Gucci Mane singles chronology
| "Pineapple" (2018) | "Kept Back" (2018) | "Wake Up in the Sky" (2018) |

Lil Pump singles chronology
| "Drug Addicts" (2018) | "Kept Back" (2018) | "I Love It" (2018) |

= Kept Back =

"Kept Back" is a song by American rapper Gucci Mane featuring fellow American rapper Lil Pump. Written alongside producer Murda Beatz, it was released on August 9, 2018 via Atlantic Records and WEA as the second single and sole bonus track on Mane's twelfth studio album,
Evil Genius. Mane and Pump previously collaborated on Pump's track, "Youngest Flexer", from his self-titled debut studio album, which was released on October 6, 2017.

== Background ==
It was released as the second single from Mane's thirteenth studio album, Evil Genius. Speaking about collaborating with Pump for the song, Mane stated that "I’m a big fan of Pump. I think he be flowing," praising the new generation of mumble rappers by saying "They make good music so I wanted to collab with them. They’re dope." HotNewHipHop noted the song as "forging the synthesis between Gucci Mane's ironclad image and a new rap frontier led by Pump and rappers of the like." Rolling Stone described the song as "a recorder worthy of a renaissance fair drifts lazily through the song, coasting on top of a crushing bass line," while noting Mane's rap style of a "straightforward monotone" with references to musicians such as Bono, Cher and Nelly Furtado, The Simpsons' character Marge Simpson and basketball player Ben Simmons.

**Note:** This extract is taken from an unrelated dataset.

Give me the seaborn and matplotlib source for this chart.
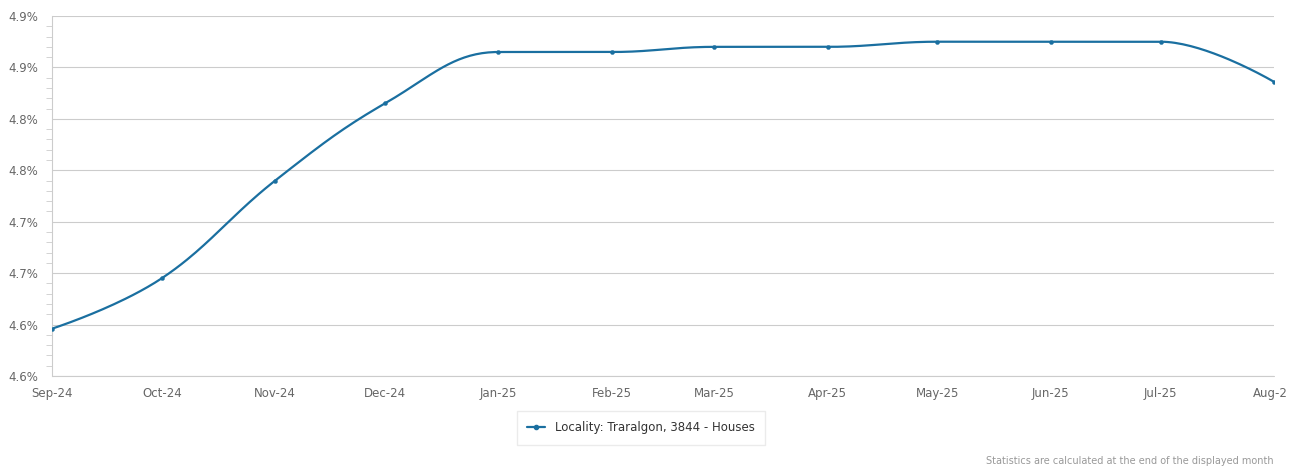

Lil Pump performs a verse in the song which is described as a “bracing addition”.

== Music video ==
The official music video, filmed in Miami Beach, features Mane and Pump as "rockstars" in a yacht party, where they are seen with bikini-wearing guests with Mane exiting via a Rolls-Royce and Pump riding a jet ski before him. It was released on October 17, 2018, which was the first anniversary of Mane's wedding with Jamaican model Keyshia Ka'oir. The wedding was held on October 17, 2017.